E un’altra cosa è certa: questa civiltà morente pare voler portare con sé ogni cosa, sembra volersi fare dimenticare. Dove portarla, non è detto. E allora, la violenza per la violenza e la distruzione per la distruzione sembrano gli obbiettivi ultimi.

La minaccia di fermare l’Italia per tre giorni contro il Governo fa parte di questo nulla distruttivo fine a se stesso. Una parte marginale, se si vuole, e di una miseria culturale assolutamente rilevante, che soprattutto denunzia l’incapacità di elaborazione di serie proposte alternative all’azione di un Governo che, forse, appare parolaio e inconcludente, ma che almeno prova a costruire e che qualche cosa ha pur fatto. Ed anche se quel qualcosa sembra ridimensionato dalle statistiche ufficiali, la gente ha almeno la sensazione che la Politica ed i Politici non siano soltanto inerti blablaisti dediti al parassitismo.
Sembra che al Governo attuale non esista alternativa, per quanto inconcludente possa valutarsi la sua azione: ha fatto e fa poco, forse, ma gli altri hanno fatto di meno, quelli che lo hanno preceduto, e promettono niente quelli che si candidano a sostituirlo.

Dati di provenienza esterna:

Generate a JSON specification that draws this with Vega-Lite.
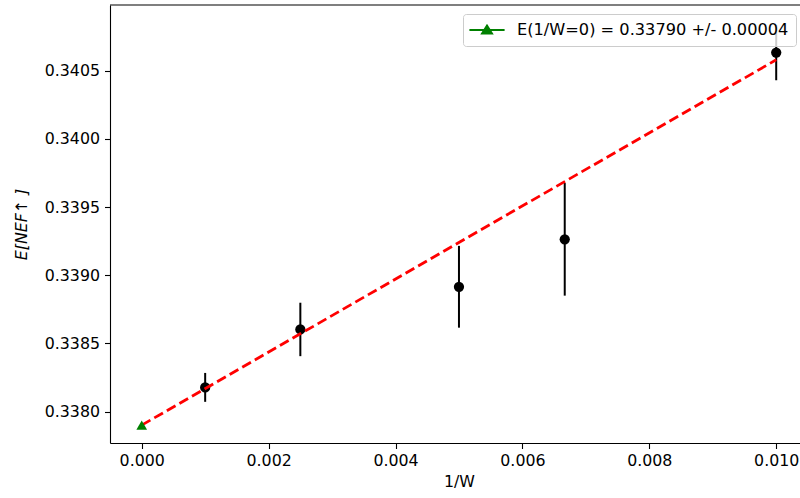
{
  "$schema": "https://vega.github.io/schema/vega-lite/v6.json",
  "width": 690,
  "height": 438,
  "autosize": "none",
  "padding": {"left": 110, "top": 5, "right": 0, "bottom": 55},
  "background": "white",
  "config": {
    "view": {"stroke": null},
    "font": "DejaVu Sans",
    "axis": {
      "domainColor": "black",
      "domainWidth": 1.1,
      "tickColor": "black",
      "tickWidth": 1.1,
      "tickSize": 5.5,
      "labelColor": "black",
      "labelFont": "DejaVu Sans",
      "labelFontSize": 15.8,
      "labelPadding": 5,
      "titleFont": "DejaVu Sans",
      "titleFontSize": 15.8,
      "titleFontWeight": "normal",
      "titleColor": "black",
      "grid": false
    }
  },
  "datasets": {
    "points": [
      {"invW": 0.001, "E": 0.338177, "err": 0.000106},
      {"invW": 0.0025, "E": 0.338602, "err": 0.000196},
      {"invW": 0.005, "E": 0.338915, "err": 0.000300},
      {"invW": 0.006667, "E": 0.339263, "err": 0.000413},
      {"invW": 0.01, "E": 0.340633, "err": 0.000203}
    ],
    "fit": [
      {"invW": 0.0, "E": 0.33790},
      {"invW": 0.01, "E": 0.34058}
    ],
    "extrap": [
      {"invW": 0.0, "E": 0.33790, "label": "E(1/W=0) = 0.33790 +/- 0.00004"}
    ],
    "frame": [
      {"top": 0.340982}
    ]
  },
  "layer": [
    {
      "data": {"name": "points"},
      "mark": {"type": "errorbar", "ticks": false, "thickness": 2, "color": "black"},
      "encoding": {
        "x": {
          "field": "invW",
          "type": "quantitative",
          "scale": {"domain": [-0.0005, 0.010375], "nice": false, "zero": false},
          "axis": {"title": "1/W", "values": [0, 0.002, 0.004, 0.006, 0.008, 0.01], "format": ".3f", "titlePadding": 6, "titleX": 349}
        },
        "y": {
          "field": "E",
          "type": "quantitative",
          "scale": {"domain": [0.337769, 0.340982], "nice": false, "zero": false},
          "axis": {"title": "E[NEF↑ ]", "titleFontStyle": "italic", "values": [0.338, 0.3385, 0.339, 0.3395, 0.34, 0.3405], "format": ".4f", "titlePadding": 15}
        },
        "yError": {"field": "err"}
      }
    },
    {
      "data": {"name": "points"},
      "mark": {"type": "circle", "size": 105, "color": "black", "opacity": 1},
      "encoding": {
        "x": {"field": "invW", "type": "quantitative"},
        "y": {"field": "E", "type": "quantitative"}
      }
    },
    {
      "data": {"name": "fit"},
      "mark": {"type": "line", "color": "red", "strokeWidth": 2.8, "strokeDash": [10, 4.5]},
      "encoding": {
        "x": {"field": "invW", "type": "quantitative"},
        "y": {"field": "E", "type": "quantitative"}
      }
    },
    {
      "data": {"name": "frame"},
      "mark": {"type": "rule", "color": "black", "strokeWidth": 1.1},
      "encoding": {
        "y": {"field": "top", "type": "quantitative"}
      }
    },
    {
      "data": {"name": "extrap"},
      "mark": {"type": "point", "shape": "triangle-up", "filled": true, "size": 115, "opacity": 1},
      "encoding": {
        "x": {"field": "invW", "type": "quantitative"},
        "y": {"field": "E", "type": "quantitative"},
        "color": {
          "field": "label",
          "type": "nominal",
          "scale": {"range": ["green"]},
          "legend": {
            "title": null,
            "orient": "none",
            "legendX": 353,
            "legendY": 9,
            "fillColor": "rgba(255,255,255,0.8)",
            "strokeColor": "#cccccc",
            "cornerRadius": 3,
            "padding": 7,
            "labelFont": "DejaVu Sans",
            "labelFontSize": 16.2,
            "labelColor": "black",
            "labelLimit": 400,
            "labelOffset": 29,
            "symbolType": "M-1.2,0H3.2M0.38,0.45L1,-0.55L1.62,0.45Z",
            "symbolSize": 256,
            "symbolStrokeWidth": 2,
            "symbolStrokeColor": "green",
            "symbolFillColor": "green"
          }
        }
      }
    }
  ]
}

Le unioni civili hanno avuto ad agosto il loro spazio di discussione e la loro dose di promesse. Gli argomenti sono i soliti, quelli di sempre. Partono dai diritti umani per navigare nei territori della libertà, del rispetto reciproco, della morale, del diritto e via dicendo.
E la domande sono sempre le stesse, e le risposte anche, in linea con quella che qualcuno si ostina a chiamare “cultura politica”.
Come il dialogo conclusivo di un dramma senza fine.
“Si può fare?”
“Non si può”.
“Ma perché?”
“Perché no.”

Che è il filo conduttore della cattedra.

Dimenticavo la “buona notizia”: sembra che le vacanze d’agosto abbiano visto un incremento del venti per cento – più o meno – rispetto a quelle dell’anno passato. Si dice sia un segno di ripresa. Come un segno di ripresa sembra potersi leggere nelle presenze agostane ad EXPO, che pare abbiano superato ogni record.
Speriamo sia vero, ovviamente, anche se si afferma che a Milano e nelle città limitrofe i benefici per i commercianti siano di entità lievissima, quando non assenti del tutto.
Il vero problema di EXPO è, a mio avviso, nel mantenere le premesse e le promesse: fare in modo che la fame nel mondo non sia più che un ricordo, e che i sette miliardi di abitanti del pianeta godano tutti dell’accesso all’acqua e al cibo.
Che non è solo un problema organizzativo: è una questione che investe la Politica nel suo complesso e – e a mio parere soprattutto – il sistema economico, che va modificato.